Microsoft just announced that Copilot is rolling out to more Windows 11 users right now, and also it’ll be inbound to more Windows 10 users soon enough.

Neowin spotted the revelation in the Windows message center where Microsoft let us know that Copilot is coming to a wider audience – so, if you haven’t seen the AI assistant yet, you may well do soon enough.

Microsoft also let us know that from this week, it’s possible to use up to 10 queries with Copilot before you have to sign in to your Microsoft account. So, you can give the AI a bit of a try even if you don’t have an active Microsoft account on your Windows installation.

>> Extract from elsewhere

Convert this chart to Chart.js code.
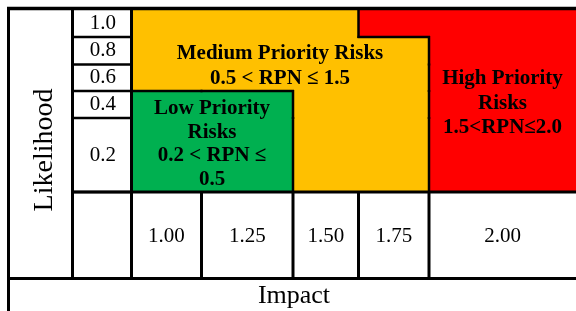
<!DOCTYPE html>
<html>
<head>
<meta charset="utf-8">
<script src="https://cdn.jsdelivr.net/npm/chart.js@4/dist/chart.umd.min.js"></script>
<style>
  html, body { margin: 0; padding: 0; background: #fff; }
  #wrap { position: relative; width: 576px; height: 311px; }
</style>
</head>
<body>
<div id="wrap"><canvas id="riskChart"></canvas></div>
<script>
// Data: likelihood rows (top to bottom), impact columns (left to right)
const likelihoodLabels = ['1.0', '0.8', '0.6', '0.4', '0.2'];
const impactLabels = ['1.00', '1.25', '1.50', '1.75', '2.00'];

// Risk class of every cell, row by row (L = low, M = medium, H = high)
const riskGrid = [
    ['M', 'M', 'M', 'H', 'H'],
    ['M', 'M', 'M', 'M', 'H'],
    ['M', 'M', 'M', 'M', 'H'],
    ['L', 'L', 'M', 'M', 'H'],
    ['L', 'L', 'M', 'M', 'H']
];

// Region captions
const lowText = ['Low Priority', 'Risks', '0.2 < RPN ≤', '0.5'];
const mediumText = ['Medium Priority Risks', '0.5 < RPN ≤ 1.5'];
const highText = ['High Priority', 'Risks', '1.5<RPN≤2.0'];

// Layout (not data): cell sizes of the table in scale units
const colWidths = [70.5, 91.5, 65.5, 70.5, 147];
const rowHeights = [27, 27.5, 26.5, 27, 74];
const riskColors = { L: '#00B050', M: '#FFC000', H: '#FF0000' };

function edges(sizes) {
    const out = [0];
    sizes.forEach(s => out.push(out[out.length - 1] + s));
    return out;
}
const colEdges = edges(colWidths);
const rowEdges = edges(rowHeights);
const colCenters = colWidths.map((w, i) => colEdges[i] + w / 2);
const rowCenters = rowHeights.map((h, i) => rowEdges[i] + h / 2);

const SERIF = '"Liberation Serif", "Times New Roman", serif';

function line(ctx, x1, y1, x2, y2, w) {
    ctx.beginPath();
    ctx.lineWidth = w;
    ctx.moveTo(x1, y1);
    ctx.lineTo(x2, y2);
    ctx.stroke();
}

// Fills the cells and draws borders between different risk classes
const cellPlugin = {
    id: 'cells',
    beforeDatasetsDraw(chart) {
        const { ctx, scales: { x, y } } = chart;
        ctx.save();
        riskGrid.forEach((row, r) => {
            row.forEach((cls, c) => {
                const x0 = x.getPixelForValue(colEdges[c]);
                const x1 = x.getPixelForValue(colEdges[c + 1]);
                const y0 = y.getPixelForValue(rowEdges[r]);
                const y1 = y.getPixelForValue(rowEdges[r + 1]);
                ctx.fillStyle = riskColors[cls];
                ctx.fillRect(x0, y0, x1 - x0 + 0.5, y1 - y0 + 0.5);
            });
        });
        ctx.strokeStyle = '#000';
        riskGrid.forEach((row, r) => {
            row.forEach((cls, c) => {
                const x0 = x.getPixelForValue(colEdges[c]);
                const x1 = x.getPixelForValue(colEdges[c + 1]);
                const y0 = y.getPixelForValue(rowEdges[r]);
                const y1 = y.getPixelForValue(rowEdges[r + 1]);
                if (c + 1 < row.length && row[c + 1] !== cls) line(ctx, x1, y0 - 1, x1, y1 + 1, 2.5);
                if (r + 1 < riskGrid.length && riskGrid[r + 1][c] !== cls) line(ctx, x0 - 1, y1, x1 + 1, y1, 2.5);
            });
        });
        ctx.restore();
    },
    afterDraw(chart) {
        const { ctx, chartArea: a, scales: { x, y } } = chart;
        const W = chart.width;
        const H = chart.height;
        const colLeft = 72.5;   // right edge of the "Likelihood" column
        const tableBottom = 278.5;
        ctx.save();
        ctx.strokeStyle = '#000';

        // outer frame
        line(ctx, 7, a.top - 1.5, W, a.top - 1.5, 3.5);
        line(ctx, 8.5, 7, 8.5, H, 3);
        line(ctx, 7, tableBottom, W, tableBottom, 3);

        // column separators of the left part
        line(ctx, colLeft, a.top - 1.5, colLeft, tableBottom, 3);
        line(ctx, a.left + 0.5, a.top - 1.5, a.left + 0.5, tableBottom, 3);

        // likelihood tick rows
        rowEdges.slice(1).forEach(v => {
            const py = y.getPixelForValue(v);
            line(ctx, colLeft, py, a.left + 0.5, py, 2.5);
        });
        line(ctx, colLeft, a.bottom, W, a.bottom, 3);

        // impact tick columns
        colEdges.slice(1, -1).forEach(v => {
            const px = x.getPixelForValue(v);
            line(ctx, px, a.bottom, px, tableBottom, 3);
        });

        // region captions
        ctx.fillStyle = '#000';
        ctx.font = 'bold 21px ' + SERIF;
        ctx.textAlign = 'center';
        ctx.textBaseline = 'middle';
        const caption = (lines, c0, c1, r0, r1, gap) => {
            const cx = (x.getPixelForValue(colEdges[c0]) + x.getPixelForValue(colEdges[c1])) / 2;
            const cy = (y.getPixelForValue(rowEdges[r0]) + y.getPixelForValue(rowEdges[r1])) / 2 + 2.5;
            lines.forEach((t, i) => {
                ctx.fillText(t, cx, cy + (i - (lines.length - 1) / 2) * gap);
            });
        };
        caption(mediumText, 0, 4, 0, 4, 25);
        caption(lowText, 0, 2, 3, 5, 23.7);
        caption(highText, 4, 5, 0, 5, 24.5);

        // axis titles
        ctx.font = '28px ' + SERIF;
        ctx.textBaseline = 'alphabetic';
        ctx.save();
        ctx.translate(52, 150);
        ctx.rotate(-Math.PI / 2);
        ctx.fillText('Likelihood', 0, 0);
        ctx.restore();

        ctx.font = '26px ' + SERIF;
        ctx.fillText('Impact', 294, 303);
        ctx.restore();
    }
};

const tickFont = { family: SERIF, size: 21 };

// Labels sit inside the table cells, so the axes need no extra edge padding
function noEdgePadding(axis) {
    axis.paddingTop = 0;
    axis.paddingBottom = 0;
    axis.paddingLeft = 0;
    axis.paddingRight = 0;
}

new Chart(document.getElementById('riskChart').getContext('2d'), {
    type: 'scatter',
    data: { datasets: [] },
    options: {
        animation: false,
        responsive: true,
        maintainAspectRatio: false,
        layout: { padding: { top: 10, right: 0, bottom: 0, left: 0 } },
        plugins: { legend: { display: false }, tooltip: { enabled: false } },
        scales: {
            x: {
                type: 'linear',
                min: 0,
                max: colEdges[colEdges.length - 1],
                grid: { display: false, drawTicks: false },
                border: { display: false },
                afterBuildTicks: axis => { axis.ticks = colCenters.map(v => ({ value: v })); },
                afterFit: axis => { axis.height = 119; noEdgePadding(axis); },
                ticks: {
                    autoSkip: false,
                    maxRotation: 0,
                    padding: 32,
                    color: '#000',
                    font: tickFont,
                    callback: (value, index) => impactLabels[index]
                }
            },
            y: {
                type: 'linear',
                reverse: true,
                min: 0,
                max: rowEdges[rowEdges.length - 1],
                grid: { display: false, drawTicks: false },
                border: { display: false },
                afterBuildTicks: axis => { axis.ticks = rowCenters.map(v => ({ value: v })); },
                afterFit: axis => { axis.width = 131; noEdgePadding(axis); },
                ticks: {
                    autoSkip: false,
                    padding: 15,
                    color: '#000',
                    font: tickFont,
                    callback: (value, index) => likelihoodLabels[index]
                }
            }
        }
    },
    plugins: [cellPlugin]
});
</script>
</body>
</html>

The ‘new wave’ of Copilot additions is happening now with Windows 11 (23H2 and 22H2), at least for consumers (with businesses, it will depend on admin policies). And eligible Windows 10 devices on Home or Pro versions (22H2) will start to get Copilot in this broader rollout later in March – so within the next week.

Microsoft tells us: “This current rollout phase will reach most of its targeted Windows 11 and 10 devices by the end of May.”

Meanwhile, Microsoft is also busy expanding Copilot’s repertoire of tricks regarding changing Windows settings, though it’s very slow going on that front thus far.

Analysis: AI for everyone

It sounds like most folks will have Copilot by the end of May, then. We’ve already seen it arrive on our Windows 10 PC, so that rollout is definitely already underway – it’s just about to step up to another level.

How will you know if you get Copilot? You can’t miss the colorful icon which will appear in the taskbar, on the far right (in the system tray). It’s marked with a ‘Pre’ on the icon to denote that the AI is still in preview, so it’s still possible to experience wonky or odd behavior when running queries with Copilot.

While you can turn off the Copilot icon if you don’t want to see it, you can’t actually remove the AI from Windows as such (not yet) – it’ll still be lurking in the background, even if you never access it. That said, there are ways to extract Copilot from your Windows installation, such as using third-party apps (though we wouldn’t recommend doing so, as previously discussed).